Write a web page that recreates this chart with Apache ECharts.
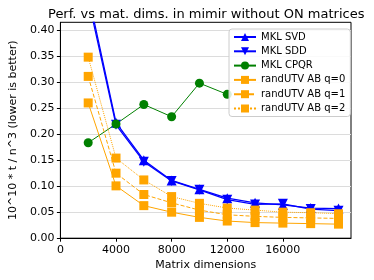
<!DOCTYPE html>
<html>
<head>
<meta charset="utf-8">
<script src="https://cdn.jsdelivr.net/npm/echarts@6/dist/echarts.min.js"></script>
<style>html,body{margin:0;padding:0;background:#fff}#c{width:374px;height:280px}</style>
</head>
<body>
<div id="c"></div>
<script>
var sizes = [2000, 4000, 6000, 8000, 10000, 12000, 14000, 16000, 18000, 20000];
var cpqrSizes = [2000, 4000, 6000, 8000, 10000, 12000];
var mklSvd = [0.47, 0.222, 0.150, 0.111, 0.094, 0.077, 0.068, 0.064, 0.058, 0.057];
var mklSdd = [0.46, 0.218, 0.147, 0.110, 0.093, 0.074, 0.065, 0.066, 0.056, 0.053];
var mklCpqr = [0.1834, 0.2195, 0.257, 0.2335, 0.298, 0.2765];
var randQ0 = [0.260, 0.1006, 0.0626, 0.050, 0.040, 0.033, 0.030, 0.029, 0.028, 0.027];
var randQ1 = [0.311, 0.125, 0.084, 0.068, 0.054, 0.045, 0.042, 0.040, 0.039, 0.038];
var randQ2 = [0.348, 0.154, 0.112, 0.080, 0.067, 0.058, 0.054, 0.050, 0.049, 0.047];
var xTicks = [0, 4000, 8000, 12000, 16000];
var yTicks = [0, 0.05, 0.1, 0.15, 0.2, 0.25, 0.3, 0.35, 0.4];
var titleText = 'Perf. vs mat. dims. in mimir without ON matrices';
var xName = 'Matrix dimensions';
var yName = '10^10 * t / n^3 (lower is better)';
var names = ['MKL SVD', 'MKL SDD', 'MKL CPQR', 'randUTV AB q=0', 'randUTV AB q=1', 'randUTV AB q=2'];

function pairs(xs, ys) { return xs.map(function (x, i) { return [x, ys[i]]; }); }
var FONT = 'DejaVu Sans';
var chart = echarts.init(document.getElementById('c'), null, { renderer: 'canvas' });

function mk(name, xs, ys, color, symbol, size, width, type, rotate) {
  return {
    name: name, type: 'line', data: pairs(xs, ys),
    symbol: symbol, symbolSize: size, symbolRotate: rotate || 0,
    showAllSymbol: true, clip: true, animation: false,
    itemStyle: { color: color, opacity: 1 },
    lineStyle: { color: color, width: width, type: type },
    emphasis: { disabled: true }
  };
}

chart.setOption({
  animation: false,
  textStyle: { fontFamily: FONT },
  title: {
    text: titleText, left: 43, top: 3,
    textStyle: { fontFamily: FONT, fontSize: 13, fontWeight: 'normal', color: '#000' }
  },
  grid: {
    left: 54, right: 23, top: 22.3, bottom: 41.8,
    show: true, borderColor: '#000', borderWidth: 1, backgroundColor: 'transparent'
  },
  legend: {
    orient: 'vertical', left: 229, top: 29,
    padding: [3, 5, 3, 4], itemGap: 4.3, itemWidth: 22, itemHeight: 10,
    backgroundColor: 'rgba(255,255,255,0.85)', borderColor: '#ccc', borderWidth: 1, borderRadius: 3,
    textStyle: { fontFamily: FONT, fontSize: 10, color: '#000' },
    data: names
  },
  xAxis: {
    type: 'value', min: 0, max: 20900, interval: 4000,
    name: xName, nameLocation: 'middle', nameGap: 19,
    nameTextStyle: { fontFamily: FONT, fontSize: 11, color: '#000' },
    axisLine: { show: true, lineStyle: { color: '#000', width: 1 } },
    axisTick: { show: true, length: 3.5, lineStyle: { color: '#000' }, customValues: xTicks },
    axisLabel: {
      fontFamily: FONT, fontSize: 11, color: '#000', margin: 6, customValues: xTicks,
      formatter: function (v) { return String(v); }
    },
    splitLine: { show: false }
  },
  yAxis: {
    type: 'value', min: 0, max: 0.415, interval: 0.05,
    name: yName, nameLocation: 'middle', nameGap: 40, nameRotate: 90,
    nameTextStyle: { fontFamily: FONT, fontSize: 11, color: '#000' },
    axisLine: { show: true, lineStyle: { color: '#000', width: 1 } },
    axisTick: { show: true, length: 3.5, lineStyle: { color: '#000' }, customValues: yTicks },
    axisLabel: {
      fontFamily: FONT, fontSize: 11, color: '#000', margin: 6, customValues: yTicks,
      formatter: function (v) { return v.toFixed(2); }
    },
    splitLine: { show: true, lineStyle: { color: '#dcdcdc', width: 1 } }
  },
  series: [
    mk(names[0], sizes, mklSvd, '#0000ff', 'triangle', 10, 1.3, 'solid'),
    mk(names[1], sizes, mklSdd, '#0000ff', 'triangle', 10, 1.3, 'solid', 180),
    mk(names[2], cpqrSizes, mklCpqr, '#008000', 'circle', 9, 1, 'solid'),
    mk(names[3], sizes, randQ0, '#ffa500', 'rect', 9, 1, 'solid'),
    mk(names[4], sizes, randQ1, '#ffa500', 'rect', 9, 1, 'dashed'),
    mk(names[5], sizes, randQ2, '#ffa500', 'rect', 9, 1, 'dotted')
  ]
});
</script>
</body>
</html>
= = =
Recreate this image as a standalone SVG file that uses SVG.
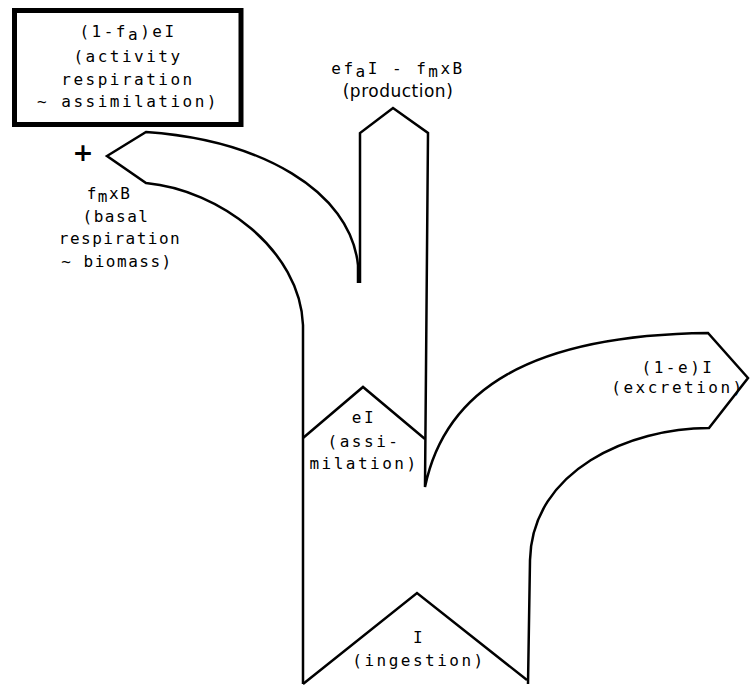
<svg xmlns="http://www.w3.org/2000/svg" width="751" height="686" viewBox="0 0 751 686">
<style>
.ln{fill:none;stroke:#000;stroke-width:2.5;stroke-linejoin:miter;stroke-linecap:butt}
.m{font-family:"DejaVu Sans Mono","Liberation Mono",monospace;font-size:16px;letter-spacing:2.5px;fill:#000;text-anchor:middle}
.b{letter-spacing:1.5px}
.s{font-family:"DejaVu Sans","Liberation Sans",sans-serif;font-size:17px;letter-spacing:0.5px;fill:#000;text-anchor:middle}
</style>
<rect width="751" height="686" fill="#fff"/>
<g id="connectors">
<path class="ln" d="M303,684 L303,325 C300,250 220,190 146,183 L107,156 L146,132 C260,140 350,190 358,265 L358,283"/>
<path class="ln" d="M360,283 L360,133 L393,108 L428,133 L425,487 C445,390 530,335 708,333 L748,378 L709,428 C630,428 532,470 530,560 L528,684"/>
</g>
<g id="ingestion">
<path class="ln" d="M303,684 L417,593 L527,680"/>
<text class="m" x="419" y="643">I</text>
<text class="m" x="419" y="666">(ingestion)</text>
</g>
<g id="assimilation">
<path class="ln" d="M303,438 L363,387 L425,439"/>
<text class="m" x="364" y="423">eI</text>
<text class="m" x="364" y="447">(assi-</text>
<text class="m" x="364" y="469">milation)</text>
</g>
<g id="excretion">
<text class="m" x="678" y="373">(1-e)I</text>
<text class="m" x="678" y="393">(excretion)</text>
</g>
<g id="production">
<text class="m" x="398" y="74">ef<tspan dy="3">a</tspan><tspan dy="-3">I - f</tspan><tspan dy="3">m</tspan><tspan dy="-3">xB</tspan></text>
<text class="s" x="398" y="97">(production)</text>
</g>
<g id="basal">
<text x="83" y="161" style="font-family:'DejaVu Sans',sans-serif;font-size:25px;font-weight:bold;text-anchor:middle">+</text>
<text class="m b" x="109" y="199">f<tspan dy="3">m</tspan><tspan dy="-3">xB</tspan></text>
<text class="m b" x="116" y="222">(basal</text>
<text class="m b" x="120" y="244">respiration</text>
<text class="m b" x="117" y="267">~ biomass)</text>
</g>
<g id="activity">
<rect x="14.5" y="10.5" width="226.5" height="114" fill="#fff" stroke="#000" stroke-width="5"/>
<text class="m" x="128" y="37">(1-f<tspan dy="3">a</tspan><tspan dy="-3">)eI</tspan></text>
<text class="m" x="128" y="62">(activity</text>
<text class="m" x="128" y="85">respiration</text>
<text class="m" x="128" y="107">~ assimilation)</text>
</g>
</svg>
= = =
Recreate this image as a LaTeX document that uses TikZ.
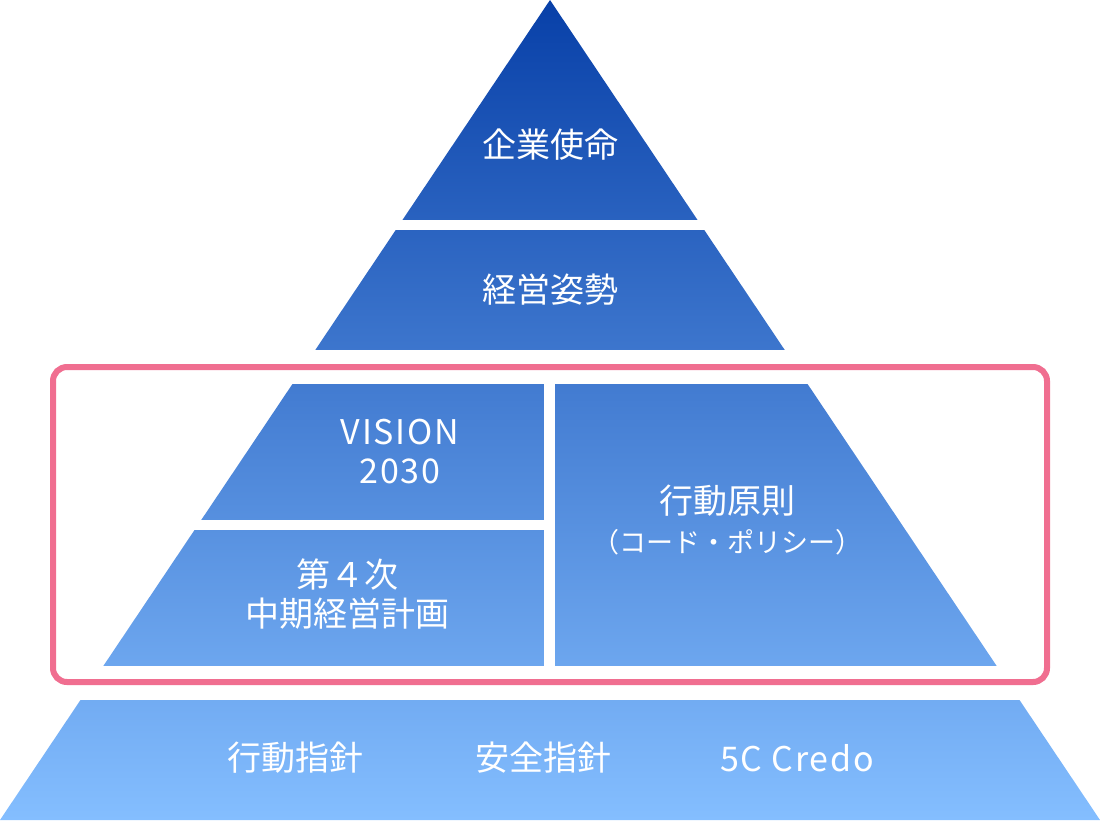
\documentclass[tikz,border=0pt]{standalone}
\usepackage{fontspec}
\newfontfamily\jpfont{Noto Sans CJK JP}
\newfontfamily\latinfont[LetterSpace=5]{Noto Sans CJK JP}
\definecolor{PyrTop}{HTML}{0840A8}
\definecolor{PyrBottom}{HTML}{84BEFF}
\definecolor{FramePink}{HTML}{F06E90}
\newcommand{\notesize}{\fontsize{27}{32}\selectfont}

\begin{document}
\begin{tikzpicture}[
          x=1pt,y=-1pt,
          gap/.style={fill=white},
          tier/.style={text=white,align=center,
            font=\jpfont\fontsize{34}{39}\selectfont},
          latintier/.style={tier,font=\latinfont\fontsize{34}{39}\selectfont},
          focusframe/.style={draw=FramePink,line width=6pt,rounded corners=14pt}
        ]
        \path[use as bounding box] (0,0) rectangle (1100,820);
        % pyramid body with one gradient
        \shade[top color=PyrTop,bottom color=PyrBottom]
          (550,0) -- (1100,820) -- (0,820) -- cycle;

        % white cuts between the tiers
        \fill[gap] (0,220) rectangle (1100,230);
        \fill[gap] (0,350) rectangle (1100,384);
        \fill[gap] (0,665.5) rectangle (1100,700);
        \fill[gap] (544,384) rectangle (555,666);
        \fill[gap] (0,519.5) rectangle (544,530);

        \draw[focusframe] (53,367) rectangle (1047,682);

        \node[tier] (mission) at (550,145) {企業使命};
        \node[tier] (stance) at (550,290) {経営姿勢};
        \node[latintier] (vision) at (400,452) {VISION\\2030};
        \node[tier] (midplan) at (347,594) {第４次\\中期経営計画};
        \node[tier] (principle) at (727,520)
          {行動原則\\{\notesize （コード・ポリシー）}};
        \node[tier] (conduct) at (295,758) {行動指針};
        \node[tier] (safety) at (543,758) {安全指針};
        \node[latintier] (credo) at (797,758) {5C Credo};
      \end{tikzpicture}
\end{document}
= = =
> **Task description**: Omit all pictures and repeat exactly the lines from the one containing "Recreate this image as a LaTeX" through the one containing "(53,367) rectangle (1047,682);", ends included, with nothing added.

> **Task answer**:
Recreate this image as a LaTeX document that uses TikZ.
\documentclass[tikz,border=0pt]{standalone}
\usepackage{fontspec}
\newfontfamily\jpfont{Noto Sans CJK JP}
\newfontfamily\latinfont[LetterSpace=5]{Noto Sans CJK JP}
\definecolor{PyrTop}{HTML}{0840A8}
\definecolor{PyrBottom}{HTML}{84BEFF}
\definecolor{FramePink}{HTML}{F06E90}
\newcommand{\notesize}{\fontsize{27}{32}\selectfont}

\begin{document}
\begin{tikzpicture}[
          x=1pt,y=-1pt,
          gap/.style={fill=white},
          tier/.style={text=white,align=center,
            font=\jpfont\fontsize{34}{39}\selectfont},
          latintier/.style={tier,font=\latinfont\fontsize{34}{39}\selectfont},
          focusframe/.style={draw=FramePink,line width=6pt,rounded corners=14pt}
        ]
        \path[use as bounding box] (0,0) rectangle (1100,820);
        % pyramid body with one gradient
        \shade[top color=PyrTop,bottom color=PyrBottom]
          (550,0) -- (1100,820) -- (0,820) -- cycle;

        % white cuts between the tiers
        \fill[gap] (0,220) rectangle (1100,230);
        \fill[gap] (0,350) rectangle (1100,384);
        \fill[gap] (0,665.5) rectangle (1100,700);
        \fill[gap] (544,384) rectangle (555,666);
        \fill[gap] (0,519.5) rectangle (544,530);

        \draw[focusframe] (53,367) rectangle (1047,682);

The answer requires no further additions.